The Treasury Department's estimates that average premiums will change by less than 1% as a result of the projected 7.5 million people transition to the individual market under the new HRA.

"Adding 7.5 million people and having no change effectively in premiums shows that they don't necessarily agree with the idea that the sickest people only are going to be the ones who are going into it," Barkett says.

The Prospects
 

Trump's Part B proposal got a lot of attention in the mainstream media, but it's not clear how much enthusiasm it will generate after the elections. The silent response to the proposal from Republicans was deafening. Efforts by the Obama administration to lower drug prices were quashed in 2016.

Even if the proposal goes nowhere, Rick Weissenstein of Cowen Washington Research Group in a note to clients called it "politically shrewd."

"The timing, less than two weeks before the mid-term elections clearly gives him the high ground on a topic that is as populist as they come," Weissenstein said, according to Politico. "It also puts the Dems on the defensive on an issue they have used to hammer Republicans for years."

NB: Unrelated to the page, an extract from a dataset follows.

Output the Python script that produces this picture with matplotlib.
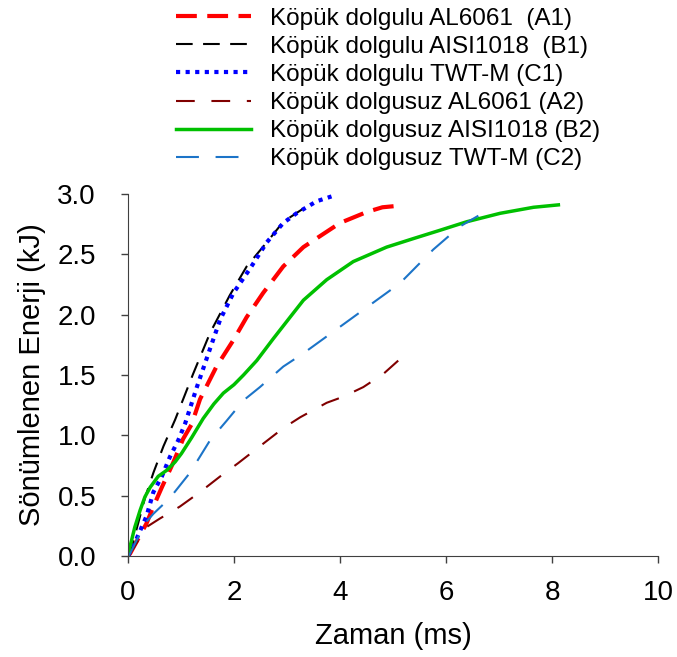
import matplotlib
matplotlib.use("Agg")
import matplotlib.pyplot as plt
import numpy as np

plt.rcParams['font.family'] = ['Liberation Sans', 'DejaVu Sans']

# Köpük dolgulu AL6061 (A1)
a1_t = [0, 0.04, 0.35, 0.48, 0.64, 0.85, 1.04, 1.20, 1.36, 1.67, 1.99, 2.24, 2.55, 2.93, 3.31, 3.62, 4.0, 4.5, 4.8, 5.04]
a1_e = [0, 0.02, 0.27, 0.41, 0.57, 0.77, 0.97, 1.09, 1.30, 1.57, 1.79, 1.98, 2.18, 2.40, 2.56, 2.65, 2.76, 2.85, 2.89, 2.90]
# Köpük dolgulu AISI1018 (B1)
b1_t = [0, 0.1, 0.32, 0.48, 0.67, 0.89, 1.23, 1.55, 1.92, 2.24, 2.62, 2.93, 3.31]
b1_e = [0, 0.12, 0.48, 0.69, 0.91, 1.13, 1.51, 1.85, 2.16, 2.40, 2.60, 2.77, 2.88]
# Köpük dolgulu TWT-M (C1)
c1_t = [0, 0.1, 0.35, 0.48, 0.64, 0.79, 0.95, 1.08, 1.30, 1.55, 1.74, 1.99, 2.30, 2.62, 2.93, 3.18, 3.56, 3.84]
c1_e = [0, 0.08, 0.33, 0.53, 0.66, 0.82, 0.96, 1.10, 1.40, 1.72, 1.96, 2.18, 2.38, 2.60, 2.76, 2.84, 2.94, 2.98]
# Köpük dolgusuz AL6061 (A2)
a2_t = [0, 0.04, 0.35, 0.60, 0.98, 1.36, 1.74, 2.08, 2.49, 2.93, 3.25, 3.75, 4.06, 4.44, 4.82, 5.10]
a2_e = [0, 0.02, 0.24, 0.31, 0.41, 0.53, 0.66, 0.77, 0.91, 1.06, 1.15, 1.27, 1.32, 1.40, 1.51, 1.62]
# Köpük dolgusuz AISI1018 (B2)
b2_t = [0, 0.04, 0.13, 0.23, 0.32, 0.42, 0.57, 0.73, 0.89, 1.01, 1.20, 1.42, 1.62, 1.80, 2.00, 2.18, 2.43, 2.74,
        3.06, 3.31, 3.75, 4.25, 4.88, 5.38, 5.89, 6.39, 7.02, 7.65, 8.12]
b2_e = [0, 0.08, 0.24, 0.38, 0.49, 0.57, 0.66, 0.71, 0.78, 0.85, 0.98, 1.14, 1.26, 1.35, 1.42, 1.50, 1.62, 1.80,
        1.98, 2.12, 2.29, 2.44, 2.56, 2.63, 2.70, 2.77, 2.84, 2.89, 2.91]
# Köpük dolgusuz TWT-M (C2)
c2_t = [0, 0.04, 0.32, 0.48, 0.79, 1.17, 1.55, 1.86, 2.18, 2.49, 2.93, 3.31, 3.75, 4.19, 4.69,
        5.13, 5.76, 6.26, 6.61]
c2_e = [0, 0.02, 0.27, 0.35, 0.48, 0.69, 0.96, 1.12, 1.29, 1.40, 1.57, 1.68, 1.82, 1.96, 2.12,
        2.26, 2.54, 2.73, 2.82]

labels = ['Köpük dolgulu AL6061  (A1)', 'Köpük dolgulu AISI1018  (B1)', 'Köpük dolgulu TWT-M (C1)',
          'Köpük dolgusuz AL6061 (A2)', 'Köpük dolgusuz AISI1018 (B2)', 'Köpük dolgusuz TWT-M (C2)']

fig = plt.figure(figsize=(6.77, 6.57), dpi=100)
ax = fig.add_axes([0.189, 0.1537, 0.783, 0.551])

ax.plot(a1_t, a1_e, color='#FF0000', lw=3, dashes=(5, 2.5), label=labels[0])
ax.plot(b1_t, b1_e, color='black', lw=1.5, dashes=(8, 5), label=labels[1])
ax.plot(c1_t, c1_e, color='#0000FF', lw=3, dashes=(1, 1.3), label=labels[2])
ax.plot(a2_t, a2_e, color='#800000', lw=1.5, dashes=(9, 8), label=labels[3])
ax.plot(b2_t, b2_e, color='#00C000', lw=2.5, label=labels[4])
ax.plot(c2_t, c2_e, color='#1C74C8', lw=1.5, dashes=(11, 8), label=labels[5])

ax.set_xlim(0, 10)
ax.set_ylim(0, 3.0)
ax.set_xticks(np.arange(0, 11, 2))
ax.set_yticks(np.arange(0, 3.01, 0.5))
ax.set_yticklabels(['%.1f' % v for v in np.arange(0, 3.01, 0.5)])
ax.tick_params(labelsize=20, direction='out', length=5, width=1, colors='#404040', labelcolor='black')
ax.tick_params(axis='x', pad=12)
ax.tick_params(axis='y', pad=18)
ax.spines['top'].set_visible(False)
ax.spines['right'].set_visible(False)
for s in ['left', 'bottom']:
    ax.spines[s].set_color('#404040')
ax.set_xlabel('Zaman (ms)', fontsize=21, labelpad=12)
ax.set_ylabel('Sönümlenen Enerji (kJ)', fontsize=21, labelpad=8)

fig.legend(loc='upper left', bbox_to_anchor=(0.245, 1.003), frameon=False, fontsize=17.5,
           handlelength=3.1, handletextpad=0.8, labelspacing=0.25, borderaxespad=0)

fig.savefig('out.png', dpi=100)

Barkett says the HRA proposal may not be see the sort of blistering partisan opposition that other Trump Administration healthcare reforms have faced, in part because there are components of the proposal that appeal to Democrats and Republicans.

"This is not an issue that falls neatly into ideological storylines," he says. "It would give the Affordable Care Act side of the House more lives the individual market and not necessarily just sick people. It would give the conservative healthcare side policies that they've been pushing for a long time, like flexibility, portability, and competition."

“Other countries have rigged the system so that American patients are charged much more—and in some cases much, much more—for the exact same drug. It's wrong. It's unfair,”

John Commins is the news editor for HealthLeaders.


KEY TAKEAWAYS

Trump proposals seen by some as a 'shrewd' pre-election distraction.

Government intervention in drug pricing contradicts Republican free market principles.

HRA proposed reforms would expand the Marketplace plans that Trump has worked to undermine.